If Mogo’s mom can write 1000 words about things she loves, maybe I can too.
I love my not-so-furry big guy. I love the way he smiles with his whole face—eyes first. I love when he smiles at me. I love that he smiles at me often, even when I am not looking. I love that he is not in pain, although his life is sneaking away.
I love puppy breath and the smell of warm puppy bodies, just nursed and round with mother’s milk. I love the little eyes that droop and close in the flash of a thought. I love baby breath and the gassy, faintly cheesy belch that comes with careful pounding on a tiny back. I love the smell of baby hair—angels smell just like that, I am sure. I love the way infant fingers, and even more, infant toes look like tiny, fleshy sausages jammed into the hands and feet. I love the way the little feet curl at a touch and the bow-legged, knees-out pose of sleeping legs.
I love the moment when the little mind lets go and sleep wins another battle of wills. I love the weight of a sleeping child against my chest, the hypnotic cadence of breath and sigh, and knowing that the world could end in that moment and it would be just fine.
I love baking cookies. I love the challenge of making the dough just sweet enough and pulling the hot sheets from the oven at just the right moment—when the cookies are crisp outside and chewy in the middle. I love putting flavors together to please the people I love. I love each new favorite cookie of the year and adding it to the book.
I love feeding people. From the beginning of the preparation until the last dish is back on the shelf, I love the act of nurturing and nourishing. I love the memory of suckling babies at my breast and how cooking for me is an extension of that most personal form of feeding.
I love the hours of the night when most of the world is asleep. I love the silence of a sleeping city and stretches of highway with not a car in sight. I love the stars shining in a black satin sky and the excitement of a renegade bit of cosmic dust flashing across the darkness.
I love the pounding of a hard, hot shower and the smell of girlie soap and scrub. I love the near-orgasmic pleasure of water pounding in my ear and the guilty realities of handheld sprayers and pressure adjustments.
I love jeans that zip without coaxing or coercion yet still cling to every curve. I love a tucked-in shirt and a leather belt. I love a bra with sense enough to support without poking, pinching, or making a nuisance of itself. I love long sweeping skirts and the crinkly swish of crinolines on silk.
I love the rabbits nibbling skittishly on the dew-wet grass. I love the twitch of their ears and the speed of their escape when they catch my scent on the breeze.

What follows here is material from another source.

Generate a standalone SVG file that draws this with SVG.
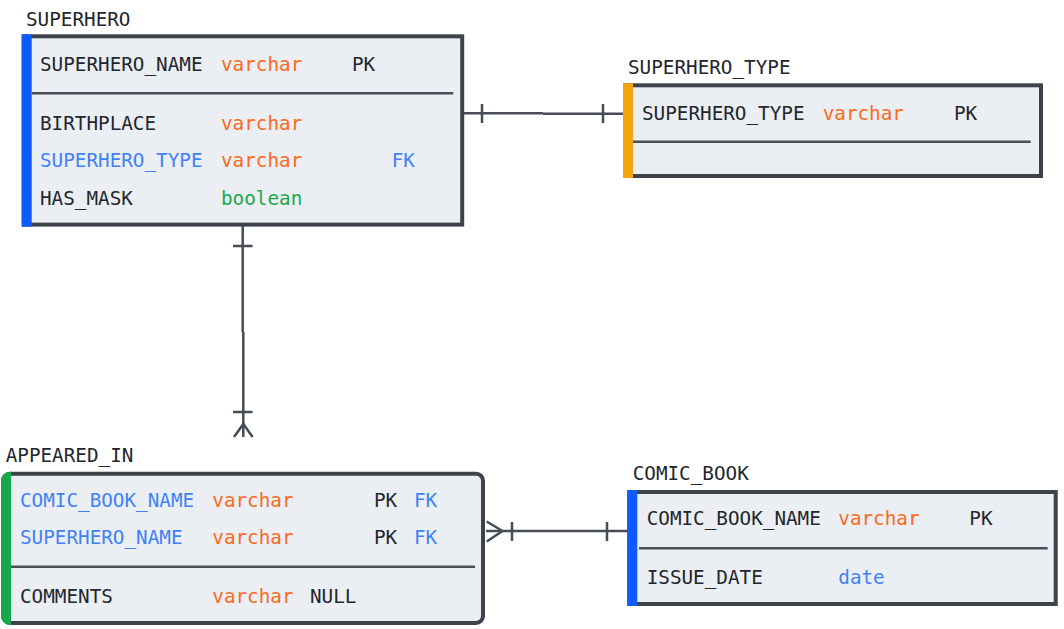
<svg xmlns="http://www.w3.org/2000/svg" width="1064" height="629" viewBox="0 0 1064 629">
<style>
  text { font-family: "DejaVu Sans Mono", "Liberation Mono", monospace; font-size: 19.3px; fill: #22262d; }
  .title { fill: #22262d; }
  .ty { fill: #fa6a1c; }
  .fk { fill: #3f82f7; }
  .bool { fill: #1aa84d; }
  .box { fill: #ebeef3; stroke: #3e424b; stroke-width: 4; }
  .div { stroke: #4a4f58; stroke-width: 2.5; fill: none; }
  .conn { stroke: #474c56; stroke-width: 2.5; fill: none; }
</style>
<rect width="1064" height="629" fill="#ffffff"/>

<g id="connectors">
  <!-- SUPERHERO -> SUPERHERO_TYPE -->
  <path class="conn" d="M 464 113.3 H 543 M 543 113.8 H 623"/>
  <path class="conn" d="M 482 104 V 123 M 603 104 V 123"/>
  <!-- SUPERHERO -> APPEARED_IN -->
  <path class="conn" d="M 242.7 226 V 332 M 243.3 332 V 437"/>
  <path class="conn" d="M 233 246 H 252.5 M 233 412 H 252.5"/>
  <path class="conn" d="M 234 437 L 243.3 424 L 252.6 437"/>
  <!-- APPEARED_IN -> COMIC_BOOK -->
  <path class="conn" d="M 486 531 H 627"/>
  <path class="conn" d="M 512 522 V 541 M 607 522 V 541"/>
  <path class="conn" d="M 486.7 521.5 L 502.5 531 L 486.7 541.5"/>
</g>

<g id="superhero">
  <text class="title" x="26" y="25.7">SUPERHERO</text>
  <rect class="box" x="23.7" y="36.3" width="438.5" height="188.3"/>
  <rect x="21.7" y="34.3" width="10" height="192.4" fill="#0d5bff"/>
  <line class="div" x1="32" y1="93.3" x2="453.3" y2="93.3"/>
  <text x="40" y="70.7">SUPERHERO_NAME</text>
  <text class="ty" x="221" y="70.7">varchar</text>
  <text x="352" y="70.7">PK</text>
  <text x="40" y="130">BIRTHPLACE</text>
  <text class="ty" x="221" y="130">varchar</text>
  <text class="fk" x="40" y="167.3">SUPERHERO_TYPE</text>
  <text class="ty" x="221" y="167.3">varchar</text>
  <text class="fk" x="391.7" y="167.3">FK</text>
  <text x="40" y="204.7">HAS_MASK</text>
  <text class="bool" x="221" y="204.7">boolean</text>
</g>

<g id="superhero_type">
  <text class="title" x="628" y="74">SUPERHERO_TYPE</text>
  <rect class="box" x="625" y="85.3" width="416" height="90.7"/>
  <rect x="623" y="83.3" width="10" height="94.7" fill="#f4a30c"/>
  <line class="div" x1="633" y1="141.7" x2="1030.7" y2="141.7"/>
  <text x="642" y="120">SUPERHERO_TYPE</text>
  <text class="ty" x="822.7" y="120">varchar</text>
  <text x="954" y="120">PK</text>
</g>

<g id="appeared_in">
  <text class="title" x="5.7" y="461.7">APPEARED_IN</text>
  <rect class="box" x="3" y="473.7" width="480" height="149.3" rx="7" ry="7"/>
  <path d="M 11 471.7 H 10 A 9 9 0 0 0 1 480.7 V 616 A 9 9 0 0 0 10 625 H 11 Z" fill="#16a84a"/>
  <line class="div" x1="11" y1="566.7" x2="475" y2="566.7"/>
  <text class="fk" x="20" y="506.7">COMIC_BOOK_NAME</text>
  <text class="ty" x="212.3" y="506.7">varchar</text>
  <text x="374" y="506.7">PK</text>
  <text class="fk" x="414" y="506.7">FK</text>
  <text class="fk" x="20" y="544">SUPERHERO_NAME</text>
  <text class="ty" x="212.3" y="544">varchar</text>
  <text x="374" y="544">PK</text>
  <text class="fk" x="414" y="544">FK</text>
  <text x="20" y="603.3">COMMENTS</text>
  <text class="ty" x="212.3" y="603.3">varchar</text>
  <text x="310" y="603.3">NULL</text>
</g>

<g id="comic_book">
  <text class="title" x="632.7" y="480">COMIC_BOOK</text>
  <rect class="box" x="629.3" y="492" width="426.4" height="112"/>
  <rect x="627.3" y="490" width="10" height="116" fill="#0d5bff"/>
  <line class="div" x1="639" y1="548.3" x2="1047.7" y2="548.3"/>
  <text x="646.7" y="525">COMIC_BOOK_NAME</text>
  <text class="ty" x="838.3" y="525">varchar</text>
  <text x="969.3" y="525">PK</text>
  <text x="646.7" y="584.3">ISSUE_DATE</text>
  <text class="fk" x="838.3" y="584.3">date</text>
</g>
</svg>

I love shifting smoothly from second to third and again from third to fourth with wind in my hair and the sun on my face. I love waving at the other sports car drivers and feeling like Mario Andretti zooming down the freeway. I love the way my stomach lurches when dropping down the hill on Ash Street toward the bay. I love to drive with no particular destination in mind and know where I was headed as soon as I arrive.
I love phone calls with no agenda, dinner invitations for no reason at all, and real letters in the mailbox. I love open armed greetings that melt into hugs that squeeze the tension from my soul. I love being touched and held and feeling understood.
I love to flirt with babies and men young enough to be my sons. I love to have them all flirt back. I love the wide-mouth smile of a toddler who knows I am listening just to her. I love being a gramma and a woman and still a little girl.
I love the children my children were and the adults they have become. I love that they trust me with their girls and that their spouses love me too. I love my grandgirls, shrieks and all. I love watching them learn and interact and change their environment to suit their personal needs or whims. I love watching their thoughts develop on their faces and predicting the newest brainstorm I love the power of their differences and the continuity of their similarities. I love that they are such good friends. I love the words they have brought to life—lasterday, lellow, and lowshee in particular. I love that daddy cut baby Charlotte’s electrical cord—the one that was plugged into her belly button. I love the minty kisses of freshly brushed teeth and the chocolaty kisses that speak to ill-gotten treasure from forbidden candy dishes.
I love the smell of coffee freshly ground and more so, freshly brewed. I love bread baking in the oven and the steam that rises from a just-cut loaf. I love the puddles butter makes as it goes from solid to liquid to undistinguishable, melting into the still-hot slice.
I love to turn a flat piece of fabric into clothing. I love to pull needle through linen and leave a mark on history just as women have done for centuries. I love the continuity of doing something so basic as sewing and so artful as embroidery and knowing all the while they are really the same thing.
I love to climb into a big soft bed and pull down comforters up to my chin. I love it even more when the bed is shared with the not-so-furry big guy. I love that the thought of losing him makes me cry. I love that he is here now and that he has been my champion and friend for forty years. I love that he has nurtured my children through all their foolishness and that he shares the secrets of the ages with the grandgirls. I love that he explains the glass ceiling to two-year olds and shows them how to kick a soccer ball. I love that my touch is the only one he desires and that it has always been so. I love that he loves me as much as I love him.
There, you have it 1,074 words about things I love. I may have to read this twice a day for awhile. It helps with the gratitude thing. We really have had a very good run.